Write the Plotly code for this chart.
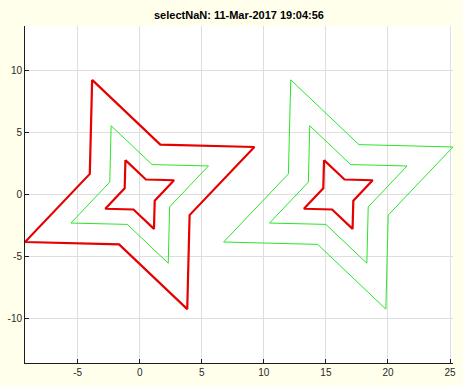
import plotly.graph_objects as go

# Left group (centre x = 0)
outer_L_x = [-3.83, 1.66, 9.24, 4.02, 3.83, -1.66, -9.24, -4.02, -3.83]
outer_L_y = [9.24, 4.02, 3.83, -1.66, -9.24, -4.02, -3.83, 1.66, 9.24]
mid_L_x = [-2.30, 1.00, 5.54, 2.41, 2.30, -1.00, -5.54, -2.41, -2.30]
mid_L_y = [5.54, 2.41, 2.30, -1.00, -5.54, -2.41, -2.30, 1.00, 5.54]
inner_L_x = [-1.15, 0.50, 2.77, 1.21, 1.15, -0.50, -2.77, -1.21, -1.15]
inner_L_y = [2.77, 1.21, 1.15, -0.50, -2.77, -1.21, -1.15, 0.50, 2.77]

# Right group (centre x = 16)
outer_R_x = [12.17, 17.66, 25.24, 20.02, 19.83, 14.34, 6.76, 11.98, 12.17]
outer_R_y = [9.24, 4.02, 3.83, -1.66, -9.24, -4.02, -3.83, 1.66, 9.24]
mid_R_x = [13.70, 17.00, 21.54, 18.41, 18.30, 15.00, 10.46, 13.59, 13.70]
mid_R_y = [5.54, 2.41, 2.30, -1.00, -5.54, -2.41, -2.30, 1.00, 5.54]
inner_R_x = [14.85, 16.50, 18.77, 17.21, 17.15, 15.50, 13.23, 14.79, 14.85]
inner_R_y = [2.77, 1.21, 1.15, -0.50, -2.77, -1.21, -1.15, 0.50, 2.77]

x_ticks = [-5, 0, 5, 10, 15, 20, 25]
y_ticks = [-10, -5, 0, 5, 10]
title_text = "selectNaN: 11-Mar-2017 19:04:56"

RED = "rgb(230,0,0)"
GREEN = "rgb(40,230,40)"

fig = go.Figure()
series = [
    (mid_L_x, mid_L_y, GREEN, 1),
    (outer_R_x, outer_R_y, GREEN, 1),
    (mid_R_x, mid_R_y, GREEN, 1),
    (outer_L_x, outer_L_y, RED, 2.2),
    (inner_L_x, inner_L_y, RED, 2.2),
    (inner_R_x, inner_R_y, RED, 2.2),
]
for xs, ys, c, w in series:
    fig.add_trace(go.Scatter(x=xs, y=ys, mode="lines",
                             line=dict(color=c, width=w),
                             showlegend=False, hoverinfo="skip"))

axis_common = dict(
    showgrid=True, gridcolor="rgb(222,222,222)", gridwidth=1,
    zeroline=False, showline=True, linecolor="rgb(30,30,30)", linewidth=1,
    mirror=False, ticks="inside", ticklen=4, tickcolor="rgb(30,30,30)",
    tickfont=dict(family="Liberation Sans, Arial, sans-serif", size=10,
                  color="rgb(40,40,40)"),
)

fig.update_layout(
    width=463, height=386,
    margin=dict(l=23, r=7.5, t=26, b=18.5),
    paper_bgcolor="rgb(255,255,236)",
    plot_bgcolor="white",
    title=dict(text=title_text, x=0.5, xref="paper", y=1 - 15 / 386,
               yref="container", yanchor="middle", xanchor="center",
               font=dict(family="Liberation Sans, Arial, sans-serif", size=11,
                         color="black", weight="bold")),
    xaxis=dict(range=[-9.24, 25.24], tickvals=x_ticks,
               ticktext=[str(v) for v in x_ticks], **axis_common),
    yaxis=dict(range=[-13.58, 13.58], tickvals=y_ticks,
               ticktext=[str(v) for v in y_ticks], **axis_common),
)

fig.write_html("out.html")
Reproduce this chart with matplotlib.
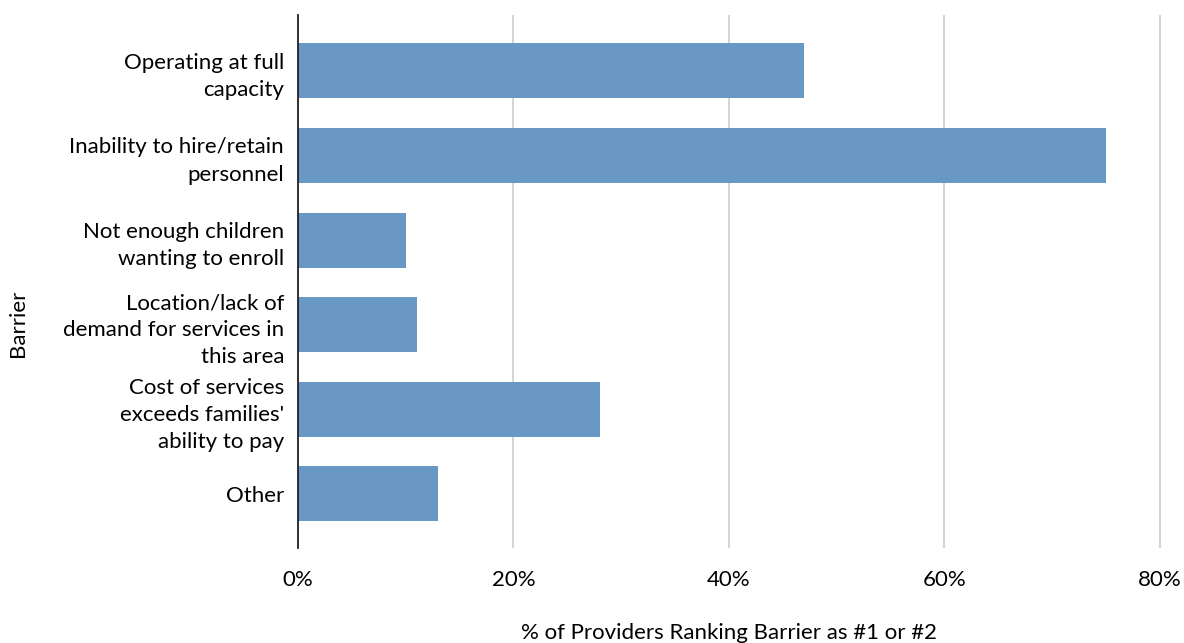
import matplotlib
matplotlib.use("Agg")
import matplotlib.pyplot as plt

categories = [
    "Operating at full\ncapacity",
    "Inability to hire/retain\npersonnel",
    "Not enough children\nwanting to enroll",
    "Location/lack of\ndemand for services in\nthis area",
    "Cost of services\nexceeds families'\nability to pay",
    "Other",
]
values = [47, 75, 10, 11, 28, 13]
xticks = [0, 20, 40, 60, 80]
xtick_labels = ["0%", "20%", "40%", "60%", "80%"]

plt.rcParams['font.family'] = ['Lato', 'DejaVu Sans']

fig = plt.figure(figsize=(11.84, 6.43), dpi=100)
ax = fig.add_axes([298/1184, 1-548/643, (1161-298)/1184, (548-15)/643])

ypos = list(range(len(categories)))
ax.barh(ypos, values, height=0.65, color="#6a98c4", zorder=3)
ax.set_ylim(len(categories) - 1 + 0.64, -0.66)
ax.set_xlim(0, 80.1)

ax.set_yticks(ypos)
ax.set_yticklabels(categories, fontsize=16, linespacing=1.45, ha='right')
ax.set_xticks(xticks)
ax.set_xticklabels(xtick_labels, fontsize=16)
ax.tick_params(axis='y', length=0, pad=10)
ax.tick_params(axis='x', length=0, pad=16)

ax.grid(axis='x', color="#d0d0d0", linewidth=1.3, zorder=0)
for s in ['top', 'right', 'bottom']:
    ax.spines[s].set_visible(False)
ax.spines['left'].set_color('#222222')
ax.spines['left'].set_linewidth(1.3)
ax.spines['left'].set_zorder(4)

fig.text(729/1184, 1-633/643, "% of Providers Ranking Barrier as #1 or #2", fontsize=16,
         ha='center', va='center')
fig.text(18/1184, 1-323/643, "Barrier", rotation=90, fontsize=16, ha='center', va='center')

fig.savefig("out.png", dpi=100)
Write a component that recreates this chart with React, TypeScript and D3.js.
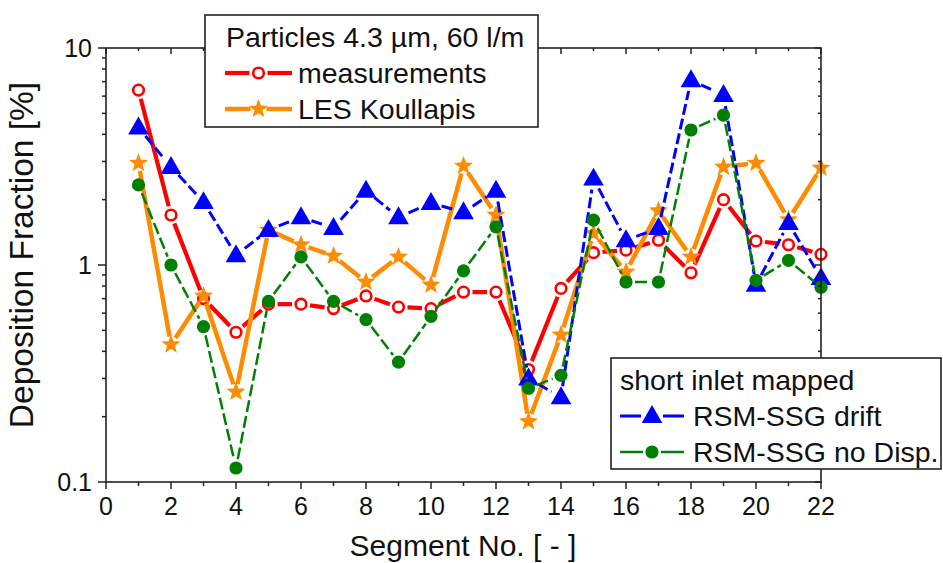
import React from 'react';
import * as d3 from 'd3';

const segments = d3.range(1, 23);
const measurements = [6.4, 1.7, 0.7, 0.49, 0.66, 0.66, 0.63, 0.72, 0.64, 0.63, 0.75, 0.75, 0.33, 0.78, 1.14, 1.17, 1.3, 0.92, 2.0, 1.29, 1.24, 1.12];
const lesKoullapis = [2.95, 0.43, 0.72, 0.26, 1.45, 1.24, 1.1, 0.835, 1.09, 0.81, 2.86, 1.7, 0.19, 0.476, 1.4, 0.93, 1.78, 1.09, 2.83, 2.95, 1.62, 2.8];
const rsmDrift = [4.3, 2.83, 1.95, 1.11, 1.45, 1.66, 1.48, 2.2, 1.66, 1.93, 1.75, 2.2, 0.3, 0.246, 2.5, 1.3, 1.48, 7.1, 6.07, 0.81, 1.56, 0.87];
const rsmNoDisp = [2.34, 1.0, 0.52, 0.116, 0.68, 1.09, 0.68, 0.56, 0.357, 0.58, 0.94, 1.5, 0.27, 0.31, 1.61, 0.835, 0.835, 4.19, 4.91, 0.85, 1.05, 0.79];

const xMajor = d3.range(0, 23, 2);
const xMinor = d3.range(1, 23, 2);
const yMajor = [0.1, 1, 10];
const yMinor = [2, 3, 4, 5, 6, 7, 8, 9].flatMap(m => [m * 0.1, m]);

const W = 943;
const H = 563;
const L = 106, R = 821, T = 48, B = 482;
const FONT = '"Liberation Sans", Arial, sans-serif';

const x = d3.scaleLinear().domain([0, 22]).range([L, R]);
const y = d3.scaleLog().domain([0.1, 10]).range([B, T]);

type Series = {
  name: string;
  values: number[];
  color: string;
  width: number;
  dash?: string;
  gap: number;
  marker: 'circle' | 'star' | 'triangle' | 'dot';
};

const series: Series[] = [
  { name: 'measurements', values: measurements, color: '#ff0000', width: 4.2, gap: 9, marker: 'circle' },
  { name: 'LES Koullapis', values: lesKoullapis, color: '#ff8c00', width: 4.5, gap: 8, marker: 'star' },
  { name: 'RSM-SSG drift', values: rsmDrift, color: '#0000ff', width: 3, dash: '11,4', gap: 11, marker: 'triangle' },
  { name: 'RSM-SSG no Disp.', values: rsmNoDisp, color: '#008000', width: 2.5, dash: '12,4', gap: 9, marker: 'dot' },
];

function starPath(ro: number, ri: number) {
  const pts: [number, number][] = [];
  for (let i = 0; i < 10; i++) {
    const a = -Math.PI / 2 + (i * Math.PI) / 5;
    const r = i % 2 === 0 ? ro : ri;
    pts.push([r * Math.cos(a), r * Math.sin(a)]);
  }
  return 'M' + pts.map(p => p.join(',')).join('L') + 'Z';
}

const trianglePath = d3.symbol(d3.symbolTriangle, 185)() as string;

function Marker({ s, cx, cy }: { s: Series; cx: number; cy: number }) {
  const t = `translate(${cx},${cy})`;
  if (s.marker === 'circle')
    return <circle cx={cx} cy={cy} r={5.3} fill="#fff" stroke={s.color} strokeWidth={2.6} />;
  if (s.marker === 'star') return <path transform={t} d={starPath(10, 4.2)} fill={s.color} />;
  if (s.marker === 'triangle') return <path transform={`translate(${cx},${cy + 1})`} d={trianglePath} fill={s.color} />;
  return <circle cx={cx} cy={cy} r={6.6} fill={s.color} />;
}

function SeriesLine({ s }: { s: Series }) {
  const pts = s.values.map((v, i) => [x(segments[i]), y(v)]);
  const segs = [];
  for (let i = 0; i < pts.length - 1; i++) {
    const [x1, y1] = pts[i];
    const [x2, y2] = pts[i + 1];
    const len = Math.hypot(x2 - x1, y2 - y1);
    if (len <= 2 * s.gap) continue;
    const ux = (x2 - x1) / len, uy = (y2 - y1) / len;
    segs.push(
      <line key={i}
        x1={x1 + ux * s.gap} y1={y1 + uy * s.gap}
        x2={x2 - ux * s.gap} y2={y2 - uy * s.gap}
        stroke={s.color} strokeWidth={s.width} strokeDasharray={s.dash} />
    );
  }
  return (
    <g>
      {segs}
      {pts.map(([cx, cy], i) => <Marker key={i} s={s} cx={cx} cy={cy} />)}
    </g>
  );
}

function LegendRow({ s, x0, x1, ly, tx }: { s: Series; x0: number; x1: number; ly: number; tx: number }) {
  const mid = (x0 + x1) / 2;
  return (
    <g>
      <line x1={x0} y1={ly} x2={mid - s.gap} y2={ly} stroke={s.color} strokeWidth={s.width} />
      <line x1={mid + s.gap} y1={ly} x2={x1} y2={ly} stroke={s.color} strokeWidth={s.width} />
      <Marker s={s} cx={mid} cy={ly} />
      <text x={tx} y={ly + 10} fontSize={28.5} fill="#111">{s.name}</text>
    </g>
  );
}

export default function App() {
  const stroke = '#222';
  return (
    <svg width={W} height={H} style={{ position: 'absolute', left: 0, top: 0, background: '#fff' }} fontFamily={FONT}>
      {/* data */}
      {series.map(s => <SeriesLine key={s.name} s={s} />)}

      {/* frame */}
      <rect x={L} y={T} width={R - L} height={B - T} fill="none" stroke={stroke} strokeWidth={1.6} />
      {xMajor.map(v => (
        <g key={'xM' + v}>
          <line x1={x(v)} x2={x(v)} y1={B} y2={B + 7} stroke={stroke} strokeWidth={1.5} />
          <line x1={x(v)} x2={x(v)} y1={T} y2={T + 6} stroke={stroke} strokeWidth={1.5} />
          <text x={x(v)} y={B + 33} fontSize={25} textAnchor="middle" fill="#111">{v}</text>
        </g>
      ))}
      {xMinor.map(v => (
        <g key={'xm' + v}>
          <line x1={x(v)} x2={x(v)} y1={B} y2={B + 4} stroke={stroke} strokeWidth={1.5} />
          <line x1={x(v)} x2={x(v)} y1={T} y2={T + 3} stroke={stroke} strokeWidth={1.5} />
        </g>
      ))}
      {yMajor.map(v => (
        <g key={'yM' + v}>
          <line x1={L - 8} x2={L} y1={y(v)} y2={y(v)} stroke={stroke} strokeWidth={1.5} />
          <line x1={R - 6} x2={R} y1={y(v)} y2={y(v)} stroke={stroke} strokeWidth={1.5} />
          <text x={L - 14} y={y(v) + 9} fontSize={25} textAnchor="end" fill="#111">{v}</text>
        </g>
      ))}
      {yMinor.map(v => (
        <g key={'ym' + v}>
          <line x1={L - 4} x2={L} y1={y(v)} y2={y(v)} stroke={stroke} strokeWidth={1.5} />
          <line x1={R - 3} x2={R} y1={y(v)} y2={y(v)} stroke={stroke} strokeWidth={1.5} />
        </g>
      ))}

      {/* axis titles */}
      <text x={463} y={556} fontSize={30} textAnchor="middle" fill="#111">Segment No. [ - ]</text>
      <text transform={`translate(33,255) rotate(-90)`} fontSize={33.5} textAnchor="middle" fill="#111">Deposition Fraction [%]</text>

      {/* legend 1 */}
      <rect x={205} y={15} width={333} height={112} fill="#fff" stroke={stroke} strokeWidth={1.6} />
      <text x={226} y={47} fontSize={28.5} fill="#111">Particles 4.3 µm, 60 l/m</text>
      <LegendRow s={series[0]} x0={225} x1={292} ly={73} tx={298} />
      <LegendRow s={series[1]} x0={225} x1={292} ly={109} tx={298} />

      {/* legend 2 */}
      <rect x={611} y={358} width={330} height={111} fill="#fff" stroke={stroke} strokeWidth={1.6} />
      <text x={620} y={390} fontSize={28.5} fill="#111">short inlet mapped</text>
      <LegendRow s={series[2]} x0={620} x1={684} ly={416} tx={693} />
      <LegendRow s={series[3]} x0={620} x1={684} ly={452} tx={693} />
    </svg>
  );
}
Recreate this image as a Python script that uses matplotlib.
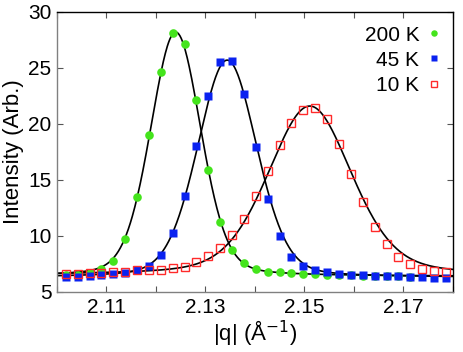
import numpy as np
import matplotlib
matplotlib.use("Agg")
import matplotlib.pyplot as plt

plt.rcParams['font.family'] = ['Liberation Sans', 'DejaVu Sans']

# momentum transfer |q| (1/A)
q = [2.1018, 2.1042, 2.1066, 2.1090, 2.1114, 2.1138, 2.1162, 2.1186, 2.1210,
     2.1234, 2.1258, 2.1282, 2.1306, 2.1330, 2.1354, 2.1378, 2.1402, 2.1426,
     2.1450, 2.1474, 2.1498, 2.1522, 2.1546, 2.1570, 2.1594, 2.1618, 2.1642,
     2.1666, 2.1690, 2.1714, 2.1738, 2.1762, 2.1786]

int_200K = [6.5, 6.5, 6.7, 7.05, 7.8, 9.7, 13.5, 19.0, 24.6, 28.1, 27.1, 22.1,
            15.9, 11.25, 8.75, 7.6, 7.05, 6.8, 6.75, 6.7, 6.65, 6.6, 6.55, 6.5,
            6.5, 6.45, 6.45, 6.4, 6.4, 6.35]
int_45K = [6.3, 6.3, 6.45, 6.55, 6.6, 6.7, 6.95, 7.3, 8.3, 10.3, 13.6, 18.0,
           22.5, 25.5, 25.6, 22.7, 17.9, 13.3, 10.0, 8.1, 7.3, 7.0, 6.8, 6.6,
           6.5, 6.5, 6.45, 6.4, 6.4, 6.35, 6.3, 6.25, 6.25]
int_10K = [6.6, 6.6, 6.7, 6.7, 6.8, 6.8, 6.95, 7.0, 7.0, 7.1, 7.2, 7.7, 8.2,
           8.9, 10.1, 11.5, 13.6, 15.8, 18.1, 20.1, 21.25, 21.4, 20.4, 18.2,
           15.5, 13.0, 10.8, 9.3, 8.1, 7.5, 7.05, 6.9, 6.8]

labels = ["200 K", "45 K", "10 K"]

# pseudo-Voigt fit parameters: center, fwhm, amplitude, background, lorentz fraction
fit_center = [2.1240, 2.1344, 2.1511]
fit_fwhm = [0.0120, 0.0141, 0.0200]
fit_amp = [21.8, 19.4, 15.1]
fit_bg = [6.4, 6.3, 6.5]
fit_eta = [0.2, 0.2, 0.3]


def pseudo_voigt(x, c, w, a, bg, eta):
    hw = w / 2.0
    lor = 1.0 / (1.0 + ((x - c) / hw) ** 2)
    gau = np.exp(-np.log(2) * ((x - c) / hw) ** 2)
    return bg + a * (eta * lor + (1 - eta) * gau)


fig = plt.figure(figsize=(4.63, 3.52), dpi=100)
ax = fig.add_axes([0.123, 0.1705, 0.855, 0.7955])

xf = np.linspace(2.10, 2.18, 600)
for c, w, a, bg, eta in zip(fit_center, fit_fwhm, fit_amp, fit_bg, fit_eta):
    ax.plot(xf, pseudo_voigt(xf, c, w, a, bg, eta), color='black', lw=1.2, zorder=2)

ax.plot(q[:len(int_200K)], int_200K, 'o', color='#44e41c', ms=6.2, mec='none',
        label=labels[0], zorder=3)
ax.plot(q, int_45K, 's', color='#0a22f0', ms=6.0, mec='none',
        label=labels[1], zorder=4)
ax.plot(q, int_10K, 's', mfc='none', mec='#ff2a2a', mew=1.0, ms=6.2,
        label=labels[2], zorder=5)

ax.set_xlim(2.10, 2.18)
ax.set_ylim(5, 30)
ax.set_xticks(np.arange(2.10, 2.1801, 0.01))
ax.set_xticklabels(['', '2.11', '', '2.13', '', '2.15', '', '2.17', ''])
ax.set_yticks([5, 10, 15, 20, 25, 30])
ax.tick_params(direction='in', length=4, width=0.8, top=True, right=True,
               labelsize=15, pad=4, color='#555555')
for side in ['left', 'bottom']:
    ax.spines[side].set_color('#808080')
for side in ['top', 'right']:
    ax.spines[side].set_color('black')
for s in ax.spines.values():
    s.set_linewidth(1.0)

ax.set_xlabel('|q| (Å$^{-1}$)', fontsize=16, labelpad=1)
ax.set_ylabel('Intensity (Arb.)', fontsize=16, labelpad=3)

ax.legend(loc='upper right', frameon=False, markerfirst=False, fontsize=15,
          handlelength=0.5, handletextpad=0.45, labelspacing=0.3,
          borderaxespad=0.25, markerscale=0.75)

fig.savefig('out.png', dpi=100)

--*--

§ **PROBLEM TO WORK ON**: Starting at the line that contains "Recreate this image" and ending at the line that contains "2.1666, 2.1690, 2.1714, 2.1738, 2.1762, 2.1786]", give the lines again exactly. Do not include the pictures.

§ **EXERCISE ANSWER**:
Recreate this image as a Python script that uses matplotlib.
import numpy as np
import matplotlib
matplotlib.use("Agg")
import matplotlib.pyplot as plt

plt.rcParams['font.family'] = ['Liberation Sans', 'DejaVu Sans']

# momentum transfer |q| (1/A)
q = [2.1018, 2.1042, 2.1066, 2.1090, 2.1114, 2.1138, 2.1162, 2.1186, 2.1210,
     2.1234, 2.1258, 2.1282, 2.1306, 2.1330, 2.1354, 2.1378, 2.1402, 2.1426,
     2.1450, 2.1474, 2.1498, 2.1522, 2.1546, 2.1570, 2.1594, 2.1618, 2.1642,
     2.1666, 2.1690, 2.1714, 2.1738, 2.1762, 2.1786]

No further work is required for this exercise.